When an endorsement is added, the paperwork often changes too.

You may receive:

  • an endorsement form
  • a revised declarations page
  • updated policy documents
  • a notice showing the effective date of the change
  • new premium information or billing details

This part matters because many disputes come from people relying on memory instead of the actual updated documents. They remember asking for a change, but they do not verify how the endorsement was written or when it took effect.

That is why it helps to look again at the policy after the update, not just before it.

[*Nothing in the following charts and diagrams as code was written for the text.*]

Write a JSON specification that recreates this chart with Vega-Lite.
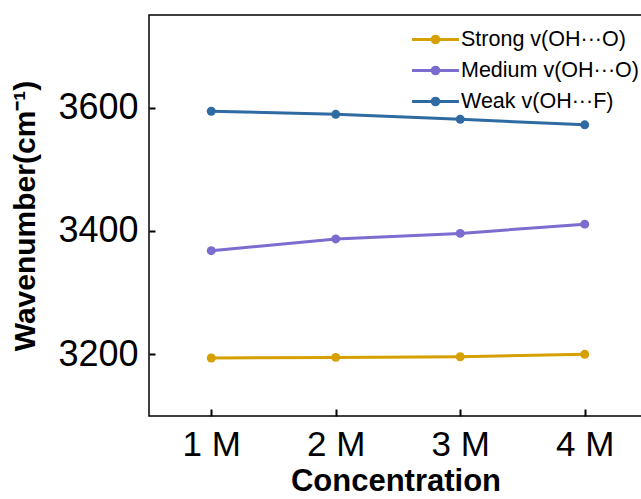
{
  "$schema": "https://vega.github.io/schema/vega-lite/v6.json",
  "width": 493,
  "height": 401,
  "autosize": {"type": "none"},
  "padding": {"left": 149, "top": 15, "right": 0, "bottom": 83},
  "background": "white",
  "config": {
    "font": "Liberation Sans",
    "view": {"stroke": "black", "strokeWidth": 1.5},
    "axis": {"grid": false, "domain": false, "ticks": true, "tickColor": "black", "tickWidth": 2, "labelColor": "black", "titleColor": "black", "labelFont": "Liberation Sans", "titleFont": "Liberation Sans"}
  },
  "data": {"values": [
    {"conc": 1, "type": "Strong v(OH···O)", "wn": 3194},
    {"conc": 2, "type": "Strong v(OH···O)", "wn": 3195},
    {"conc": 3, "type": "Strong v(OH···O)", "wn": 3196},
    {"conc": 4, "type": "Strong v(OH···O)", "wn": 3200},
    {"conc": 1, "type": "Medium v(OH···O)", "wn": 3368},
    {"conc": 2, "type": "Medium v(OH···O)", "wn": 3387},
    {"conc": 3, "type": "Medium v(OH···O)", "wn": 3396},
    {"conc": 4, "type": "Medium v(OH···O)", "wn": 3411},
    {"conc": 1, "type": "Weak v(OH···F)", "wn": 3594},
    {"conc": 2, "type": "Weak v(OH···F)", "wn": 3589},
    {"conc": 3, "type": "Weak v(OH···F)", "wn": 3581},
    {"conc": 4, "type": "Weak v(OH···F)", "wn": 3572}
  ]},
  "encoding": {
    "x": {"field": "conc", "type": "quantitative", "scale": {"domain": [0.5, 4.46], "nice": false, "zero": false},
      "axis": {"values": [1, 2, 3, 4], "labelExpr": "datum.value + ' M'", "title": "Concentration", "tickSize": -7, "labelPadding": 18, "labelFontSize": 35, "titleFontSize": 31, "titleFontWeight": "bold", "titlePadding": 4}},
    "y": {"field": "wn", "type": "quantitative", "scale": {"domain": [3100, 3750], "nice": false, "zero": false},
      "axis": {"values": [3200, 3400, 3600], "format": "d", "title": "Wavenumber(cm⁻¹)", "tickSize": -6, "labelPadding": 17, "labelFontSize": 36, "titleFontSize": 30, "titleFontWeight": "bold", "titlePadding": 17}},
    "color": {"field": "type", "type": "nominal", "sort": ["Strong v(OH···O)", "Medium v(OH···O)", "Weak v(OH···F)"],
      "scale": {"domain": ["Strong v(OH···O)", "Medium v(OH···O)", "Weak v(OH···F)"], "range": ["#d6a000", "#7b6ccf", "#2f6aa3"]},
      "legend": {"orient": "none", "legendX": 273, "legendY": 11, "title": null, "labelFontSize": 21.5, "labelLimit": 400, "labelColor": "black", "rowPadding": 7, "symbolType": "M-2,0L2,0M-0.28,0A0.28,0.28 0 1,0 0.28,0A0.28,0.28 0 1,0 -0.28,0", "symbolSize": 550, "symbolStrokeWidth": 3, "labelOffset": 12}}
  },
  "layer": [
    {"mark": {"type": "line", "strokeWidth": 3}},
    {"mark": {"type": "point", "filled": true, "size": 80, "opacity": 1}}
  ]
}
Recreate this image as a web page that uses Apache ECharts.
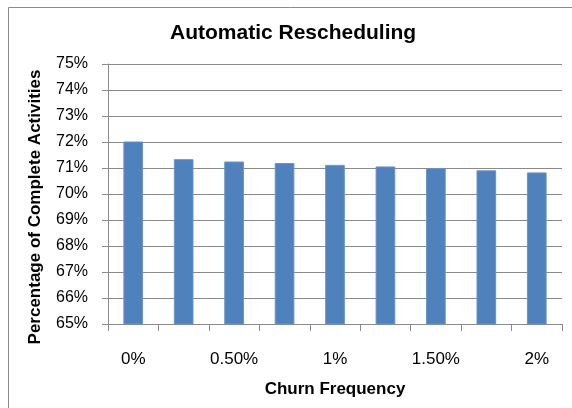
<!DOCTYPE html>
<html>
<head>
<meta charset="utf-8">
<script src="https://cdn.jsdelivr.net/npm/echarts@6/dist/echarts.min.js"></script>
<style>
  html, body { margin: 0; padding: 0; background: #fff; }
  #chart { width: 572px; height: 408px; }
</style>
</head>
<body>
<div id="chart"></div>
<script>
// churn frequency categories (only every other one is labelled)
const categories = ['0%', '0.25%', '0.50%', '0.75%', '1%', '1.25%', '1.50%', '1.75%', '2%'];
// percentage of complete activities
const completeValues = [72.02, 71.34, 71.25, 71.19, 71.12, 71.06, 70.99, 70.91, 70.83];
const yMin = 65;
const yMax = 75;
const yStep = 1;

const font = 'Liberation Sans, Arial, sans-serif';
const chart = echarts.init(document.getElementById('chart'));

const option = {
  animation: false,
  backgroundColor: '#fff',
  textStyle: { fontFamily: font, color: '#000' },
  title: {
    text: 'Automatic Rescheduling',
    left: 165,
    top: 18,
    textStyle: { fontFamily: font, fontSize: 21, fontWeight: 'bold', color: '#000' }
  },
  graphic: [
    {
      type: 'rect',
      shape: { x: 8.5, y: 7.5, width: 700, height: 600 },
      style: { fill: 'none', stroke: '#8a8a8a', lineWidth: 1 },
      silent: true
    }
  ],
  grid: {
    left: 108,
    right: 10,
    top: 64,
    bottom: 84
  },
  xAxis: {
    type: 'category',
    data: categories,
    name: 'Churn Frequency',
    nameLocation: 'middle',
    nameGap: 57,
    nameTextStyle: { fontFamily: font, fontSize: 17, fontWeight: 'bold', color: '#000' },
    axisLine: { lineStyle: { color: '#8a8a8a', width: 1 } },
    axisTick: { show: true, interval: 0, length: 7, lineStyle: { color: '#8a8a8a' } },
    axisLabel: {
      interval: 1,
      margin: 27,
      fontSize: 17,
      color: '#000',
      fontFamily: font
    }
  },
  yAxis: {
    type: 'value',
    min: yMin,
    max: yMax,
    interval: yStep,
    name: 'Percentage of Complete Activities',
    nameLocation: 'middle',
    nameGap: 64,
    nameTextStyle: {
      fontFamily: font,
      fontSize: 17,
      fontWeight: 'bold',
      color: '#000',
      padding: [0, 26, 0, 0]
    },
    axisLine: { show: true, lineStyle: { color: '#8a8a8a', width: 1 } },
    axisTick: { show: true, length: 6, lineStyle: { color: '#8a8a8a' } },
    splitLine: { show: true, lineStyle: { color: '#8a8a8a', width: 1 } },
    axisLabel: {
      margin: 20,
      fontSize: 16,
      color: '#000',
      fontFamily: font,
      formatter: '{value}%'
    }
  },
  series: [
    {
      name: 'Complete Activities',
      type: 'bar',
      data: completeValues,
      barWidth: '39%',
      itemStyle: { color: '#4f81bd', borderColor: '#6a93c6', borderWidth: 1 }
    }
  ]
};

chart.setOption(option);
</script>
</body>
</html>
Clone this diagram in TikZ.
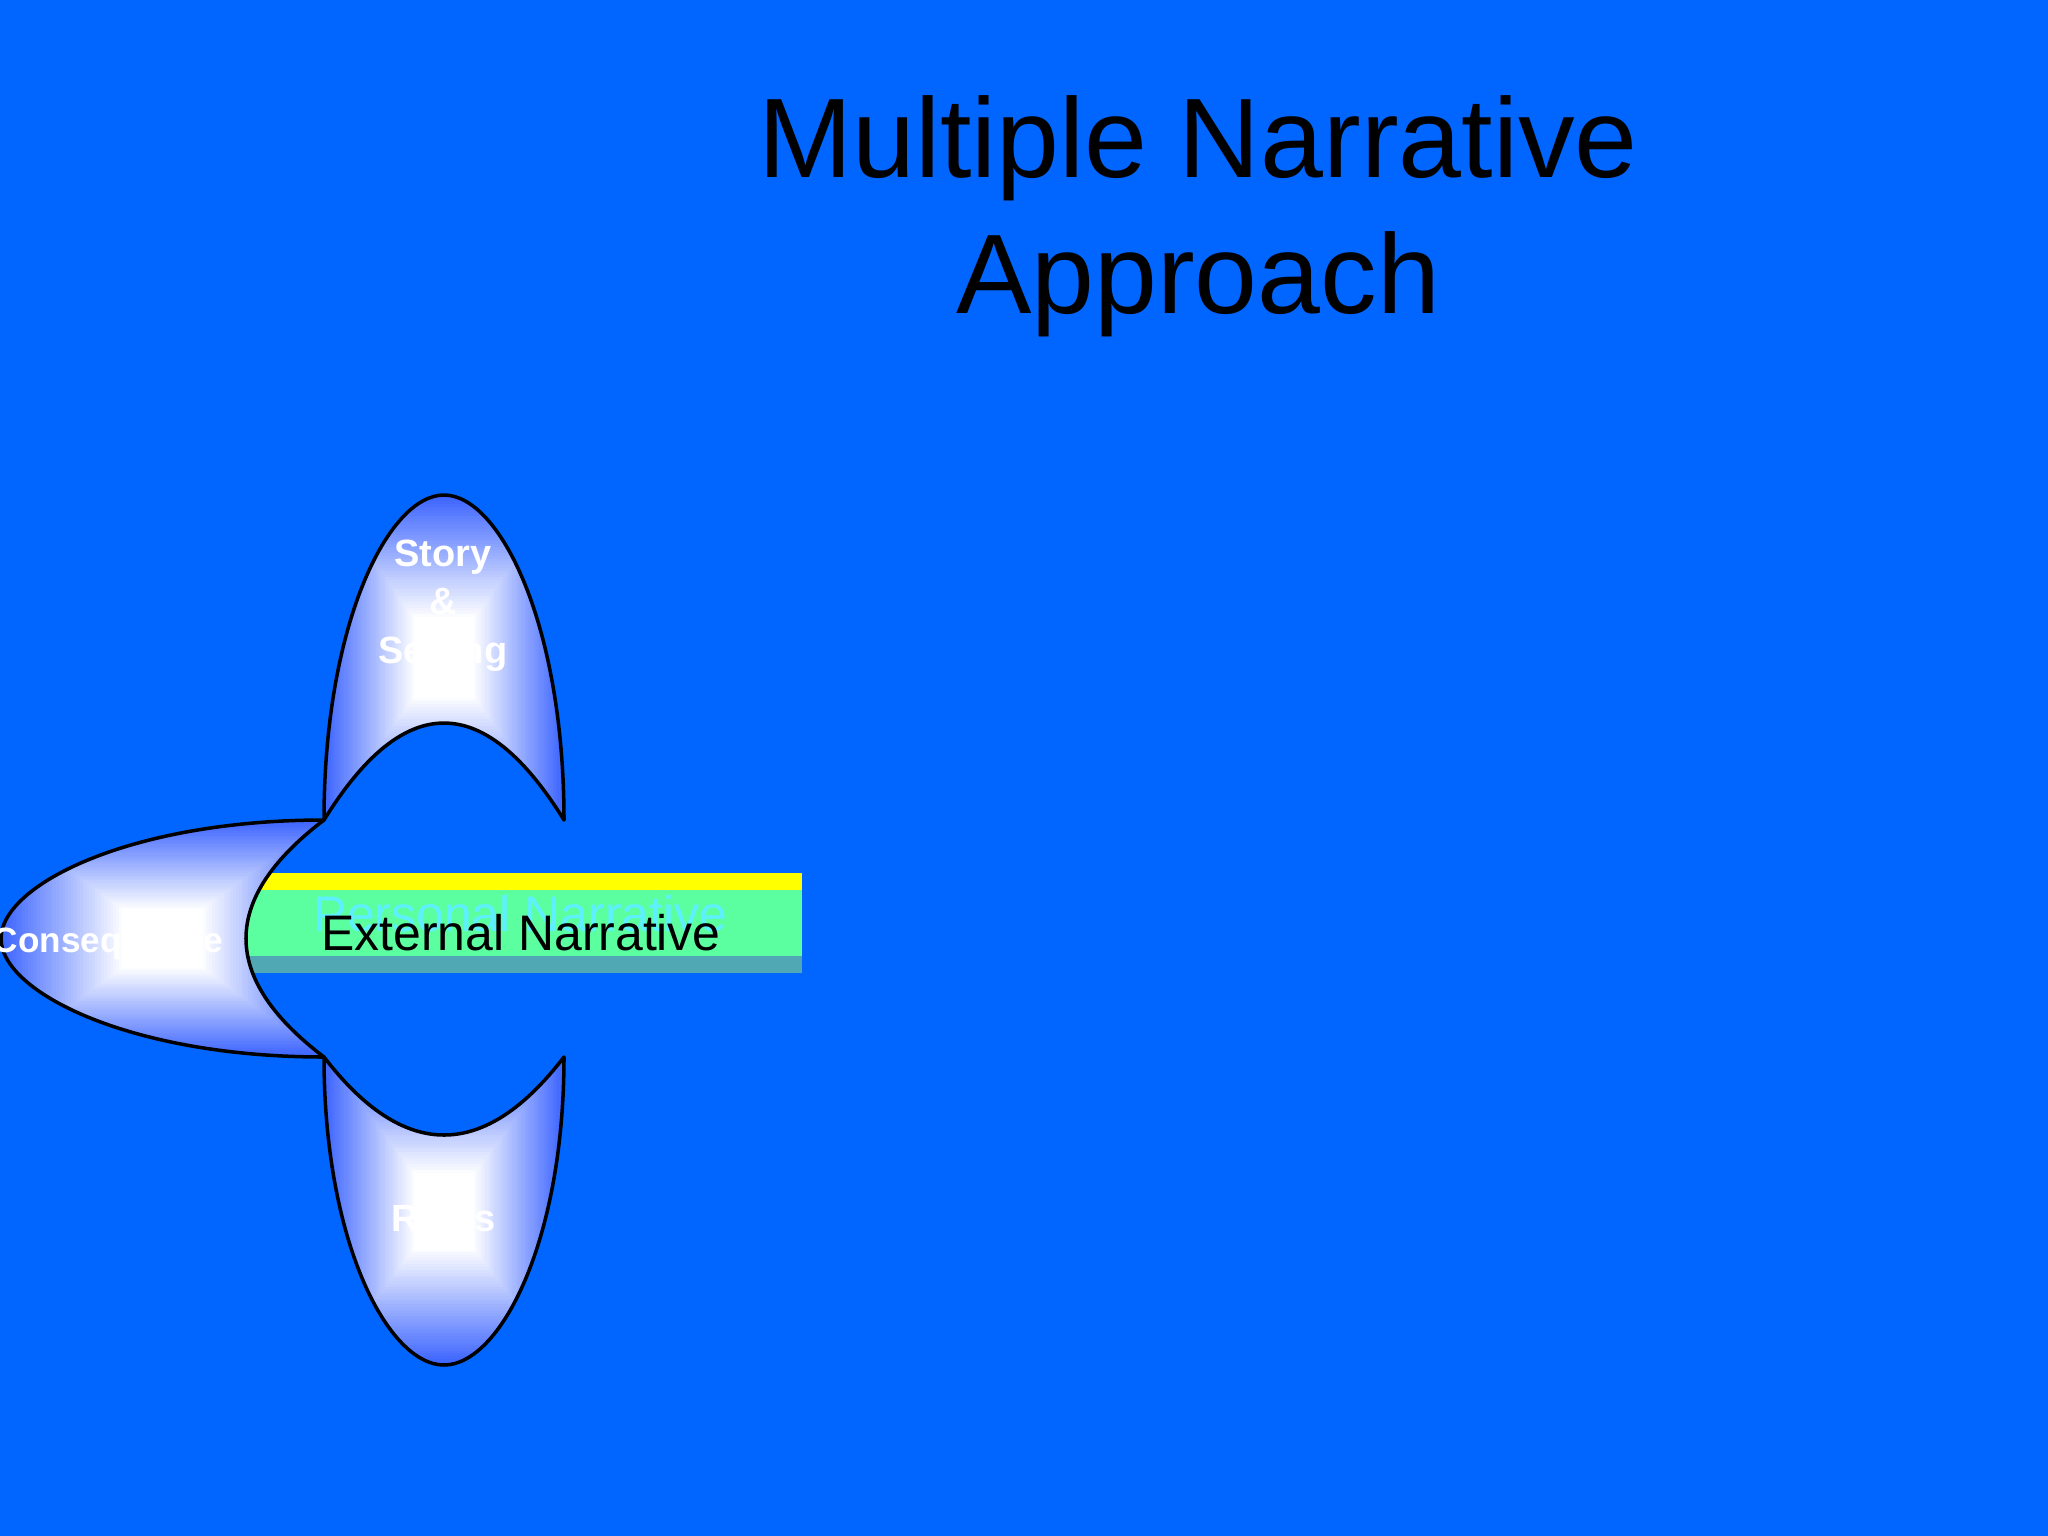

What to check before relying on the endorsement

An endorsement only helps if it does what you think it does. Before relying on it, review the actual terms carefully.

Check these points:

  • the exact effective date
  • whether the endorsement adds, limits, or excludes something
  • whether it applies to one vehicle or the whole policy
  • whether it applies to all drivers or only one person
  • whether a deductible changed
  • whether a limit changed
  • whether the declarations page now reflects the update
  • whether the premium changed because of broader or narrower coverage

Many drivers also benefit from reading the wording in simpler terms before making assumptions. A plain-language explanation can help if the document feels technical, which is why some people also look for resources like Plain Language Insurance Policies: What Drivers Should Know.

Common situations where endorsements matter

A few examples make this easier to understand.

A driver adds roadside assistance. The policy now includes help for breakdown-related situations that were not part of the earlier version.

A household changes, and one driver is added or excluded. That changes who is covered and may also affect the premium.

A financed vehicle requires updated lender information. The policy may be endorsed to reflect that new interest.

A driver adds glass coverage or changes a deductible. The policy still exists, but the claim experience may now look different than it did before.

In all of these situations, the endorsement changes part of the policy relationship without replacing the full contract.

Conclusion

When you add an endorsement to a policy, the biggest change is not the form itself. It is the contract term that now works differently. That difference may involve coverage, exclusions, deductibles, limits, driver status, vehicle details, or premium.

The safest approach is to treat every endorsement as a real policy change, not just an administrative update. Reading the revised wording, checking the effective date, and confirming what actually changed can help prevent confusion later, especially when a claim puts those details to the test.

Related

FAQ

Does an endorsement always add coverage?

No. Some endorsements add coverage, but others limit coverage, clarify terms, or apply exclusions.

Does adding an endorsement create a new policy?

Usually not. It typically changes part of the existing policy instead of replacing the whole contract.

Can an endorsement change my premium?

Yes. It may raise, lower, or leave the premium mostly unchanged, depending on what the endorsement changes.

Where do I see the endorsement in my documents?

It often appears in an endorsement form, a revised declarations page, or updated policy documents sent after the change.

Why does the effective date matter?

Because the endorsement usually applies from a specific date forward. A requested change and an active change are not always the same thing.